In 1991, Angola was in a state of profound economic crisis and ongoing civil war, with its currency, the
kwanza (AOK), rendered nearly worthless by hyperinflation and a collapsed formal economy. The Marxist-Leninist MPLA government, which had maintained a strict command economy since independence in 1975, was forced to implement a series of reforms under pressure from the International Monetary Fund (IMF). This year marked the beginning of a tumultuous transition from a centrally planned system to a market-oriented one, a shift formalized at the party's Third Congress. However, the parallel war against UNITA rebels devastated infrastructure and agricultural production, leading to severe shortages and a heavy reliance on imports.

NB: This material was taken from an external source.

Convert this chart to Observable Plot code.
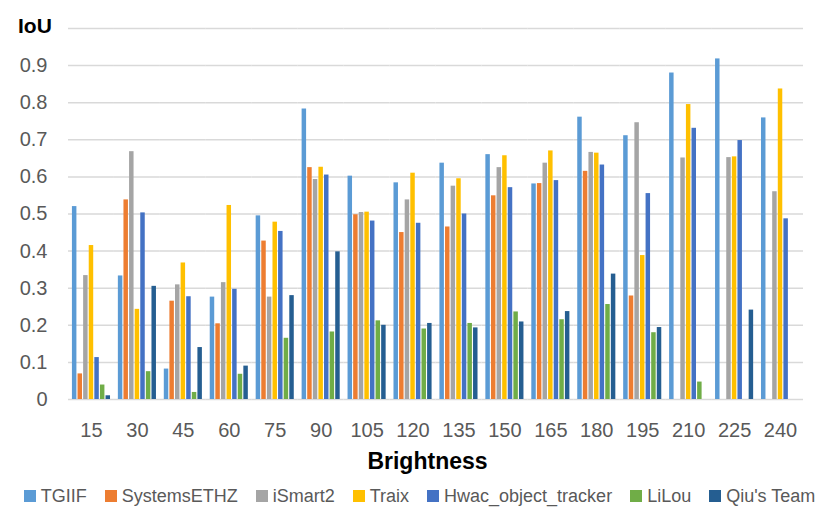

The currency situation was characterized by a vast disparity between the
official exchange rate and the
black-market rate. The government fixed the kwanza at an artificially high value, but this rate was inaccessible to most citizens and businesses. In reality, the vast majority of foreign exchange transactions occurred on the lucrative black market, where the kwanza traded for a fraction of its official value. This dual system fueled corruption, as those with access to dollars at the official rate could make instant profits, while undermining any legitimate price structure and destroying public confidence in the national currency.
Consequently, the
"New Kwanza" (AON) was introduced on September 25, 1990, in an attempt to restore monetary control, but its effects were still unfolding in 1991. The reform aimed to freeze prices and wages while devaluing the currency, but it failed to address fundamental structural issues. By 1991, inflation was soaring again, estimated at over 250% annually, eroding savings and wages. The economic landscape was thus one of monetary chaos, where the US dollar and South African rand functioned as de facto currencies for major transactions, while most Angolans struggled with a rapidly depreciating kwanza in a war-ravaged economy.